More information on this service can be found on Confluence:
The docker-compose will launch the SDS application, two storage emulators(firebase and bucket), the new_dataset cloud function and a supporting publish dataset endpoint. The SDS application will also support hot reloading within the /src/app
directory.
docker-compose up
Once, loaded you can do the following:
- View the API service docs localhost:3033/docs.
- See files put into cloud storage within
devtools/gcp-storage-emulator/data/default-bucket
. - Utilize the firestore emulator localhost:4001/firestore.
- Simulate the SDX publish process, invoked with a dataset as follows.
curl -X POST localhost:3006 \
-H "Content-Type: application/cloudevents+json" \
-d '{ "survey_id": "NRX",
"period_id": "ttt",
"title": "Which side was better?",
"schema_version": "v1.0.0",
"form_types": [
"klk",
"xyz",
"tzr"
],
"data": [
{
"identifier": "43532",
"unit_data":
{
"runame": "Pipes and Maps Ltd",
"local_unit": [
{
"identifier": "2012763A",
"luname": "Maps Factory"
},
{
"identifier": "20127364B",
"luname": "Pipes R Us Subsidiary"
}
]
}
}
]
}'
To run this service locally, you will need the following:
- Python 3.11
- Docker or credentials for GCloud
It is also strongly recommended you install the Google SDK (brew install --cask google-cloud-sdk
)
You will need to make a choice to run with either GCP service emulators or the real thing. Instructions for setting up both are included below.
Check that you have the correct version of Python installed and then run the following commands:
python3.11 -m venv .venv
source .venv/bin/activate
pip install -r requirements.txt
In order to connect to real services in GCloud, you will need a GCP test project or make use of the sandbox project. Instructions for setting this up are included in the IaC repo. You will need to take note of the schema and dataset bucket names for the project you are using.
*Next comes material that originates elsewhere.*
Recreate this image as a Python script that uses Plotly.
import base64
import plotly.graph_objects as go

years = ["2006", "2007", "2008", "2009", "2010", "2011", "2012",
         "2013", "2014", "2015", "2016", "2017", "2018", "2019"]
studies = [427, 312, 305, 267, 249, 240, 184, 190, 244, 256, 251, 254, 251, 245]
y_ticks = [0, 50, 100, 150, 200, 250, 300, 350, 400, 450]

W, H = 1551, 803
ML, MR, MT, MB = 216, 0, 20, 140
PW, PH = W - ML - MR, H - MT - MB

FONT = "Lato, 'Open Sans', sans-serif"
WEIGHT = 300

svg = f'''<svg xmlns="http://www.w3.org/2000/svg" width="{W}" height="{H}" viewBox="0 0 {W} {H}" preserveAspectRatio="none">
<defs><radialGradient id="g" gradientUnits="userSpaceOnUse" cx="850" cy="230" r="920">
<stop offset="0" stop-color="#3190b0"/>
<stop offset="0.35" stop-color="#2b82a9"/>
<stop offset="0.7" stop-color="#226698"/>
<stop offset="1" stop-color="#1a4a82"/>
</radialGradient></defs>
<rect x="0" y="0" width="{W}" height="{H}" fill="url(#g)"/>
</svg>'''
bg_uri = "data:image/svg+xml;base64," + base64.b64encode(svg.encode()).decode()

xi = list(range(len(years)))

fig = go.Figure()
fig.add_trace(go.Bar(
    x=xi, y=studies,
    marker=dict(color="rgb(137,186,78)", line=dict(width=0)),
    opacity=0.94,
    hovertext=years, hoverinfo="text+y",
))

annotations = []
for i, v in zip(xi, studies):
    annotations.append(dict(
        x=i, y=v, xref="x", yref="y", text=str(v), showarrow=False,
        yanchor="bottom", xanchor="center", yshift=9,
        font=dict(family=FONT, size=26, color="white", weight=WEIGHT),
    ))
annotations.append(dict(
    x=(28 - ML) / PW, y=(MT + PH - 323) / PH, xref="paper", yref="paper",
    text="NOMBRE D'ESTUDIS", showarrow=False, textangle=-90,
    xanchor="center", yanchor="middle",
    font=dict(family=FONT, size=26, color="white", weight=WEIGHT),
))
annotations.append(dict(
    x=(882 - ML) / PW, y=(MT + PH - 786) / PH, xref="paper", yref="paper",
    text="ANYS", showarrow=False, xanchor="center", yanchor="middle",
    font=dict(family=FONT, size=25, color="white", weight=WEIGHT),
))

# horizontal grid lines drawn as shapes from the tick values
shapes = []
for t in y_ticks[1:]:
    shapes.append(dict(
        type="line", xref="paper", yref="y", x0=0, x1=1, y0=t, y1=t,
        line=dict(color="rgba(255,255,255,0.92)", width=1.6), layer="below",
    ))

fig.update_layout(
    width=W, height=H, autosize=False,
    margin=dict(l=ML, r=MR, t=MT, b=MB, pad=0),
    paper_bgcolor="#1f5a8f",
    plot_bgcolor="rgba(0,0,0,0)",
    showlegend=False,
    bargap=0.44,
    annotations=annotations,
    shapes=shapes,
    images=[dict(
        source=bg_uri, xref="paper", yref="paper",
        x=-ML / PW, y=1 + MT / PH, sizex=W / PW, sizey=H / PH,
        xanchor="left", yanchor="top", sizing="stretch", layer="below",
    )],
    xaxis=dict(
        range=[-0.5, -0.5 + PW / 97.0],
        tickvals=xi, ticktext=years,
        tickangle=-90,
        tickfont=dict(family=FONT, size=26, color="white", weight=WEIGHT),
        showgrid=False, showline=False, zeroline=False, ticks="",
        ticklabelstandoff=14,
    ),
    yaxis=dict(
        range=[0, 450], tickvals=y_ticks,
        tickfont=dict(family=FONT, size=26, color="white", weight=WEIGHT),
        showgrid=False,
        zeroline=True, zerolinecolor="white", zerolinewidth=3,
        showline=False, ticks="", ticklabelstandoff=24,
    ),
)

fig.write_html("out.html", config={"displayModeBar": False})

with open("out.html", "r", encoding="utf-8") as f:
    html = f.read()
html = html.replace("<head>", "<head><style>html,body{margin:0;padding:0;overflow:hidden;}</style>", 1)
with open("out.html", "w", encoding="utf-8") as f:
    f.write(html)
Once you have setup your project, you will need a key file to allow SDS to talk to bucket storage and the database. To create one:
- Go the IAM page and select Service accounts
- Create a new service account
- Call it "test"
- Add the roles that are needed for testing
- Go into service account and create a key. This will download a JSON file to your machine
- Copy the downloaded JSON file to this directory and rename to
key.json
To run SDS locally, activate the virtual environment, then run the following commands (ensuring that the values in the makefile represent the connections you wish to make):
make start-cloud-dev
The Firestore and Cloud Storage emulators run in Docker. To connect to the Firestore emulator running locally in Docker, run the following commands:
docker-compose up
docker-compose stop api
make start-docker-dev
Missing infrastructure for local docker
Topic for publisher_service.py and call on init
def create_topic(self, topic_id) -> None:
topic_path = self.publisher.topic_path(config.PROJECT_ID, topic_id)
topic = self.publisher.create_topic(request={"name": topic_path})
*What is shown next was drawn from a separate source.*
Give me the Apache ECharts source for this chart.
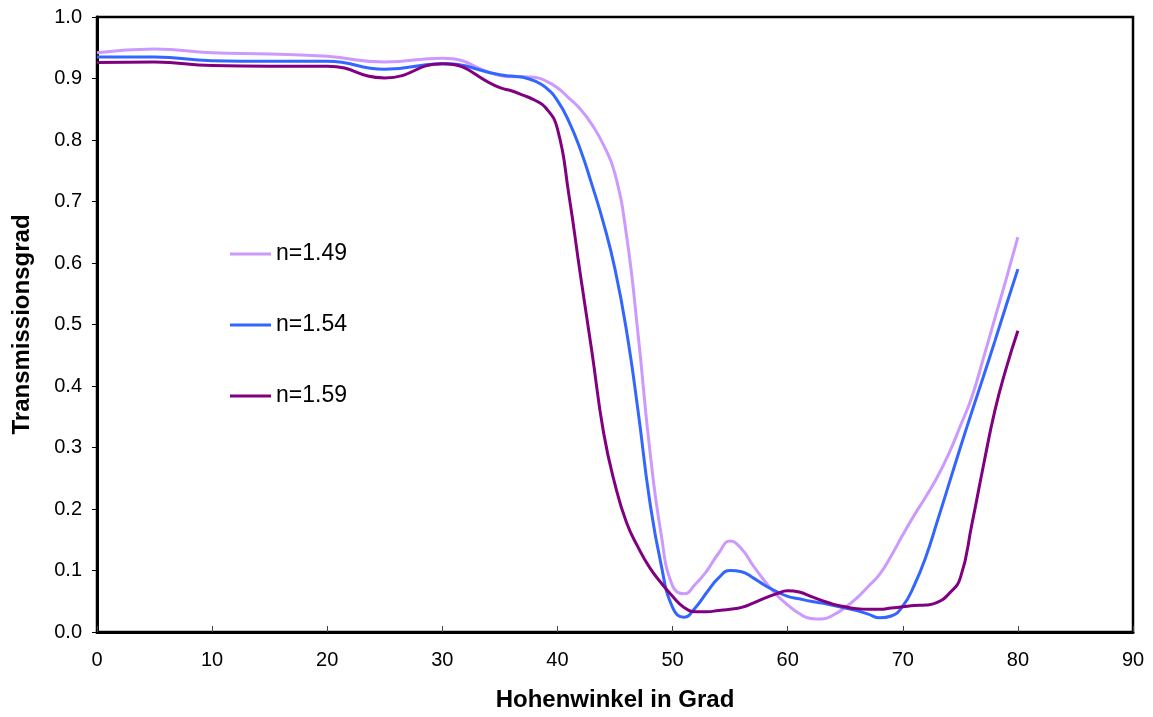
<!DOCTYPE html>
<html>
<head>
<meta charset="utf-8">
<script src="https://cdn.jsdelivr.net/npm/echarts@6/dist/echarts.min.js"></script>
<style>
  html, body { margin: 0; padding: 0; background: #fff; }
  #chart { width: 1153px; height: 717px; }
</style>
</head>
<body>
<div id="chart"></div>
<script>
// Elevation angle in degrees (shared by all three curves)
const angles = [0, 5, 10, 15, 20, 25, 30, 35,
  36, 37, 38, 39, 40, 41, 42, 43, 44, 45, 46, 47, 48, 49, 50,
  51, 52, 53, 54, 55, 56, 57, 58, 59, 60, 61, 62, 63, 64, 65,
  66, 67, 68, 69, 70, 71, 72, 73, 74, 75, 76, 77, 78, 79, 80];

// Transmittance for refractive index n = 1.49
const t149 = [0.942, 0.948, 0.942, 0.940, 0.936, 0.927, 0.933, 0.905,
  0.903, 0.903, 0.902, 0.896, 0.885, 0.868, 0.850, 0.825, 0.792, 0.745, 0.645, 0.485, 0.300, 0.160, 0.075,
  0.062, 0.078, 0.100, 0.128, 0.148, 0.135, 0.108, 0.083, 0.061, 0.044, 0.030, 0.022, 0.021, 0.028, 0.040,
  0.055, 0.074, 0.094, 0.124, 0.158, 0.190, 0.220, 0.252, 0.290, 0.335, 0.382, 0.445, 0.510, 0.575, 0.642];

// Transmittance for n = 1.54
const t154 = [0.935, 0.935, 0.929, 0.928, 0.928, 0.915, 0.924, 0.906,
  0.904, 0.902, 0.896, 0.885, 0.864, 0.830, 0.784, 0.727, 0.665, 0.590, 0.490, 0.360, 0.215, 0.110, 0.040,
  0.024, 0.040, 0.065, 0.088, 0.100, 0.098, 0.088, 0.076, 0.066, 0.058, 0.054, 0.050, 0.047, 0.043, 0.039,
  0.035, 0.029, 0.023, 0.026, 0.042, 0.076, 0.122, 0.180, 0.240, 0.300, 0.358, 0.415, 0.473, 0.532, 0.590];

// Transmittance for n = 1.59
const t159 = [0.926, 0.927, 0.921, 0.920, 0.920, 0.901, 0.924, 0.885,
  0.880, 0.873, 0.865, 0.852, 0.818, 0.710, 0.580, 0.455, 0.325, 0.240, 0.178, 0.138, 0.105, 0.080, 0.058,
  0.040, 0.033, 0.033, 0.035, 0.037, 0.040, 0.047, 0.055, 0.062, 0.067, 0.065, 0.058, 0.051, 0.045, 0.041,
  0.038, 0.037, 0.037, 0.039, 0.041, 0.043, 0.044, 0.048, 0.062, 0.088, 0.175, 0.270, 0.360, 0.430, 0.490];

const seriesNames = ['n=1.49', 'n=1.54', 'n=1.59'];
const seriesColors = ['#cc99ff', '#3366ff', '#800080'];
const seriesValues = [t149, t154, t159];

const font = 'Liberation Sans, Arial, sans-serif';

const chart = echarts.init(document.getElementById('chart'), null, { renderer: 'canvas' });

chart.setOption({
  animation: false,
  backgroundColor: '#ffffff',
  grid: {
    left: 97, right: 20, top: 17, bottom: 83,
    show: true, borderColor: '#000', borderWidth: 2.5, backgroundColor: 'transparent'
  },
  legend: {
    left: 230, top: 242, orient: 'vertical', itemGap: 47, padding: 0,
    itemWidth: 41, itemHeight: 24,
    textStyle: { fontFamily: font, fontSize: 23, lineHeight: 24, color: '#000' },
    data: seriesNames.map(n => ({ name: n, icon: 'path://M0,0L41,0L41,3L0,3Z' }))
  },
  xAxis: {
    type: 'value', min: 0, max: 90, interval: 10,
    name: 'Hohenwinkel in Grad', nameLocation: 'middle', nameGap: 56,
    nameTextStyle: { fontFamily: font, fontSize: 24, fontWeight: 'bold', color: '#000' },
    axisLine: { show: true, lineStyle: { color: '#000', width: 3 } },
    axisTick: { show: true, inside: true, length: 6, lineStyle: { color: '#444', width: 1 } },
    axisLabel: { fontFamily: font, fontSize: 20, color: '#000', margin: 18 },
    splitLine: { show: false }
  },
  yAxis: {
    type: 'value', min: 0, max: 1, interval: 0.1,
    name: 'Transmissionsgrad', nameLocation: 'middle', nameGap: 63,
    nameTextStyle: { fontFamily: font, fontSize: 24, fontWeight: 'bold', color: '#000' },
    axisLine: { show: true, lineStyle: { color: '#000', width: 3 } },
    axisTick: { show: true, inside: false, length: 5, lineStyle: { color: '#000', width: 1 } },
    axisLabel: { fontFamily: font, fontSize: 20, color: '#000', margin: 15, formatter: v => v.toFixed(1) },
    splitLine: { show: false }
  },
  series: seriesNames.map((name, i) => ({
    name: name,
    type: 'line',
    smooth: 0.5,
    symbol: 'none',
    lineStyle: { color: seriesColors[i], width: 3 },
    itemStyle: { color: seriesColors[i] },
    data: angles.map((a, k) => [a, seriesValues[i][k]])
  }))
});
</script>
</body>
</html>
Add the following topic and subscription and call it (before its used)
def create_topic() -> None:
topic_path = subscriber.topic_path(
config.PROJECT_ID, config.COLLECTION_EXERCISE_END_TOPIC_ID
)
topic = publisher.create_topic(request={"name": topic_path})
from google.cloud import pubsub_v1
base_url = "depends on if you are wanting to use GCP or local"
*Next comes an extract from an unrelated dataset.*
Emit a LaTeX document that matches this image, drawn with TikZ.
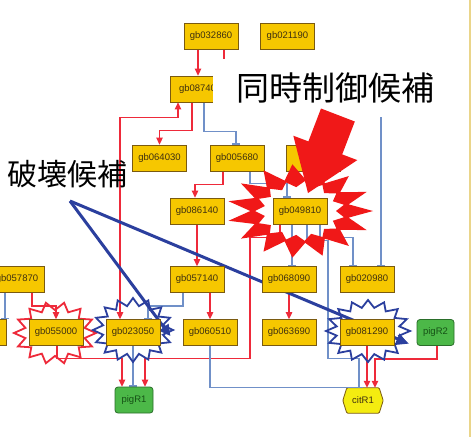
\documentclass[tikz,border=0pt]{standalone}
\usepackage{fontspec}
\setmainfont{Liberation Sans}
\newfontfamily\jpfont{Noto Sans CJK JP}
\usetikzlibrary{arrows.meta}
\definecolor{gold}{HTML}{F6C700}
\definecolor{boxedge}{HTML}{7A5A10}
\definecolor{boxtext}{HTML}{3E3010}
\definecolor{greenfill}{HTML}{4CB848}
\definecolor{greenedge}{HTML}{2A6E2A}
\definecolor{greentext}{HTML}{155015}
\definecolor{lemon}{HTML}{F4EC10}
\definecolor{redc}{HTML}{EE2A3A}
\definecolor{starred}{HTML}{F01818}
\definecolor{bluec}{HTML}{7090C8}
\definecolor{deepblue}{HTML}{2B3F9E}
\definecolor{edgegold}{HTML}{EAD58A}
\newcommand{\boxfont}{\fontsize{9.5}{10}\selectfont}
\newcommand{\burstfrag}[8]{({#1+#3*cos(#8)},{#2+#4*sin(#8)}) \foreach \k in {1,...,#6}{ -- ({#1+(1-(1-#5)*mod(\k,2))*#3*cos(#8+\k*180/#7)},{#2+(1-(1-#5)*mod(\k,2))*#4*sin(#8+\k*180/#7)})} -- cycle}
\pgfdeclarelayer{bg}
\pgfsetlayers{bg,main}
\tikzset{
  rl/.style={draw=redc, line width=1.3pt},
  ra/.style={rl, -{Triangle[length=7pt,width=6.5pt]}},
  bl/.style={draw=bluec, line width=1.2pt},
  bt/.style={bl, -{Bar[width=8pt]}},
  gbox/.style={draw=boxedge, fill=gold, line width=0.8pt, minimum width=54pt, minimum height=26pt, inner sep=0pt, text=boxtext, font=\boxfont},
  grbox/.style={draw=greenedge, fill=greenfill, line width=0.8pt, rounded corners=3pt, minimum height=26pt, inner sep=0pt, text=greentext, font=\boxfont},
  thinstar/.style={line width=1.8pt, fill=none, line join=miter},
  thick/.style={draw=deepblue, line width=3pt, -{Triangle[length=11pt,width=11pt]}},
}
\begin{document}
\begin{tikzpicture}[x=1pt,y=-1pt]
\begin{pgfonlayer}{bg}
\fill[white] (0,0) rectangle (474,437);
\end{pgfonlayer}
\useasboundingbox (0,0) rectangle (474,437);
\clip (0,0) rectangle (474,437);
\draw[edgegold, line width=2pt] (470,0) -- (470,437);

% thin starbursts
\draw[thinstar, draw=redc] \burstfrag{55}{333}{41}{31}{0.74}{27}{14}{0};
\draw[thinstar, draw=deepblue] \burstfrag{133}{330}{40}{32}{0.76}{31}{16}{0};
\draw[thinstar, draw=deepblue] \burstfrag{368}{331}{42}{31}{0.76}{31}{16}{0};

% nodes (positions)
\path
  (211,36) node[gbox] (n032860) {gb032860}
  (287.5,36) node[gbox] (n021190) {gb021190}
  (197.5,89) node[gbox] (n08740) {gb08740}
  (159.5,158) node[gbox] (n064030) {gb064030}
  (237,158) node[gbox] (n005680) {gb005680}
  (313.5,158) node[gbox] (nhid) {gb0}
  (197,211) node[gbox] (n086140) {gb086140}
  (300,211) node[gbox] (n049810) {gb049810}
  (17,279.5) node[gbox] (n057870) {gb057870}
  (197,279.5) node[gbox] (n057140) {gb057140}
  (289,279.5) node[gbox] (n068090) {gb068090}
  (367,279.5) node[gbox] (n020980) {gb020980}
  (-21,332.5) node[gbox] (nleft) {gb000000}
  (56,332.5) node[gbox] (n055000) {gb055000}
  (133,332.5) node[gbox] (n023050) {gb023050}
  (210,332.5) node[gbox] (n060510) {gb060510}
  (289,332.5) node[gbox] (n063690) {gb063690}
  (367,332.5) node[gbox] (n081290) {gb081290}
  (435.5,332.5) node[grbox, minimum width=37pt] (pigR2) {pigR2}
  (134,400) node[grbox, minimum width=38pt] (pigR1) {pigR1}
  (363,400.5) node[minimum width=32pt, minimum height=25pt, inner sep=0pt, font=\boxfont, text=boxtext] (citR1) {citR1};
\begin{pgfonlayer}{bg}
\draw[draw=boxedge, fill=lemon, line width=0.8pt, rounded corners=1pt] (citR1.north west) -- (citR1.north east) -- ([xshift=4pt]citR1.east) -- (citR1.south east) -- (citR1.south west) -- ([xshift=-4pt]citR1.west) -- cycle;
\end{pgfonlayer}

% label 1 (white box)
\node[fill=white, inner sep=0pt, minimum width=244pt, minimum height=58pt, font=\jpfont\fontsize{33}{33}\selectfont] (lab1) at (335,88) {同時制御候補};
\node[inner sep=0pt, font=\jpfont\fontsize{30}{30}\selectfont] (lab2) at (67.5,174) {破壊候補};
\coordinate (hk) at (70,201);
\coordinate (top381) at (381,117);

% connectors (drawn on bg layer so nodes cover them)
\begin{pgfonlayer}{bg}
\draw[ra] ([xshift=-13pt]n032860.south) -- ([xshift=-13pt]n032860.south |- n08740.north);
\draw[rl] ([xshift=13pt]n032860.south) -- ([xshift=13pt]n032860.south |- lab1.north);
\draw[ra] ([xshift=-5.5pt]n08740.south) -- ++(0,28) -| (n064030.north);
\draw[bt] ([xshift=6.5pt]n08740.south) -- ++(0,29) -| ([xshift=-1pt]n005680.north);
\draw[rl, {Triangle[length=7pt,width=6.5pt]}-{Triangle[length=7pt,width=6.5pt]}] ([xshift=-19.5pt]n08740.south) -- ++(0,15) -| ([xshift=-13pt]n023050.north);
\draw[ra] ([xshift=-14pt]n005680.south) -- ++(0,13) -| ([xshift=-2pt]n086140.north);
\draw[bt] ([xshift=13pt]n005680.south) -- ++(0,12) -| ([xshift=-13pt]n049810.north);
\draw[ra] (n086140.south) -- (n057140.north);
\draw[ra] ([xshift=-20pt]n049810.south) -- ++(0,13) -- ++(-30,0) -- ++(0,121) -| ([xshift=11pt]pigR1.north);
\draw[ra] ([xshift=1pt]n055000.south) -- ++(0,12.5) -| ([xshift=-12pt]pigR1.north);
\draw[bt] (n023050.south) -- (n023050.south |- pigR1.north);
\draw[bt] ([xshift=-8pt]n049810.south) -- ([xshift=-8pt]n049810.south |- n068090.north);
\draw[bt] ([xshift=7pt]n049810.south) -- ++(0,16) -- ++(21,0) -- ++(0,118) -| ([xshift=-4pt]citR1.north);
\draw[bt] ([xshift=20pt]n049810.south) -- ++(0,13) -| ([xshift=-14pt]n020980.north);
\draw[bt] (top381) -- ([xshift=14pt]n020980.north);
\draw[bt] ([xshift=-14pt]n057140.south) -- ++(0,13) -| ([xshift=15pt]n023050.north);
\draw[ra] ([xshift=13pt]n057140.south) -- ([xshift=13pt]n057140.south |- n060510.north);
\draw[ra] (n068090.south) -- (n063690.north);
\draw[bt] (n060510.south) -- ++(0,41.5) -| ([xshift=-11pt]citR1.north);
\draw[ra] (n081290.south) -- (n081290.south |- citR1.north);
\draw[ra] ([xshift=1.5pt]pigR2.south) -- ++(0,13) -| ([xshift=12pt]citR1.north);
\draw[bt] ([xshift=-12pt]n057870.south) -- ([xshift=-12pt]n057870.south |- nleft.north);
\draw[ra] ([xshift=15pt]n057870.south) -- ++(0,13) -| (n055000.north);
% thick blue pointers
\draw[thick] (hk) -- ([xshift=10pt,yshift=-3.5pt]n023050.east);
\draw[thick] (hk) -- ([xshift=13pt,yshift=-10.5pt]n081290.east);
\end{pgfonlayer}

% big red starburst ring
\fill[starred, even odd rule] \burstfrag{300}{211}{73}{47}{0.68}{29}{15}{0} \burstfrag{300}{211}{45}{30}{0.8}{29}{15}{12};
% big red arrow
\fill[starred] (308,193) -- (357.3,160.1) -- (342.2,154.4) -- (354.8,121.5) -- (321,108.5) -- (308.4,141.4) -- (293.3,135.7) -- cycle;
\end{tikzpicture}
\end{document}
endpoint = "/collection-exercise-end"
publisher = pubsub_v1.PublisherClient()
subscriber = pubsub_v1.SubscriberClient()
topic_path = publisher.topic_path(config.PROJECT_ID, config.COLLECTION_EXERCISE_END_TOPIC_ID)
subscription_path = subscriber.subscription_path(config.PROJECT_ID, config.COLLECTION_EXERCISE_END_SUBSCRIPTION_ID)
push_config = pubsub_v1.types.PushConfig(push_endpoint=base_url+endpoint)
def create_subscription() -> None:
with subscriber:
subscription = subscriber.create_subscription(
request={
"name": subscription_path,
"topic": topic_path,
"push_config": push_config,
}
)
As part of the CI pipeline we ensure the code is linted and tested. To run the linting run:
make lint
To automatically fix any linting issues run:
make lint-fix
To run the unit tests run:
make unit-test
- For signing commits to the git repository, create a new GPG key if you don't have an existing key. Follow the link for creating a new GPG Key
- For the adding the new key to the account, follow the link
- For telling Git about the Signing Key(Only needed once),follow the link
The openapi spec file in gateway/openapi.yaml should not be edited manually as it can be autogenerated using FastAPI utilities. This file should be regenerated every time the app changes. To autogenerate the file run make generate-spec.
new_dataset
runs as a Cloud Function. It is Triggered by uploading a new dataset file to the dataset storage bucket.
To deploy the Cloud Function, run the following locally, but set the PROJECT_NAME environment variables first:
PROJECT_NAME=ons-sds-sandbox-01
gcloud auth login
gcloud config set project $PROJECT_NAME
cd src/app/
gcloud functions deploy new-dataset-function \
--no-allow-unauthenticated \
--gen2 \
--ingress-settings=all \
--runtime=python311 \
--region=europe-west2 \
--source=. \
--entry-point=new_dataset \
--timeout=3600s \
--memory=512MiB \
--cpu=1 \
--trigger-http \
--set-env-vars="DATASET_BUCKET_NAME=$PROJECT_NAME-sds-europe-west2-dataset,SCHEMA_BUCKET_NAME=$PROJECT_NAME-sds-europe-west2-schema,CONF=cloud-build,AUTODELETE_DATASET_BUCKET_FILE=True,RETAIN_DATASET_FIRESTORE=True,LOG_LEVEL=DEBUG,PROJECT_ID=$PROJECT_NAME,FIRESTORE_DB_NAME=$PROJECT_NAME-sds,PUBLISH_SCHEMA_TOPIC_ID=ons-sds-publish-schema,PUBLISH_DATASET_TOPIC_ID=ons-sds-publish-dataset,PUBLISH_DATASET_ERROR_TOPIC_ID=ons-sds-publish-dataset-error,SURVEY_MAP_URL=https://raw.githubusercontent.com/ONSdigital/sds-schema-definitions/main/mapping/survey_map.json,SDS_APPLICATION_VERSION=development"
The integration tests will work in a number of different ways depending on how you want to test the SDS API service and SDS cloud function. The following sections describe a number of combinations
In this configuration, the integration test uses the SDS API service running in Cloud Run and the new-dataset-function on Cloud Functions of your test/dev GCP project. Please note that the SDS and cloud function are not the updated version unless run after creating a PR and gone through the pipeline. These services both talk to Firestore and Cloud Storage running on the same project. This test configuration is also what is run at the end of the Cloud Build deployment.
PROJECT_NAME=ons-sds-sandbox-01
gcloud auth login
gcloud config set project $PROJECT_NAME
make integration-test-sandbox
This configuration makes use of the firestore and storage services running in Docker. The cloud function behaviour
is emulated by the test itself, or can be run manually by running the SDX Simulate dataset publish
and Cloud event trigger
http requests could in the thunderclient http collection in the devtools folder.
docker-compose up
make integration-test-local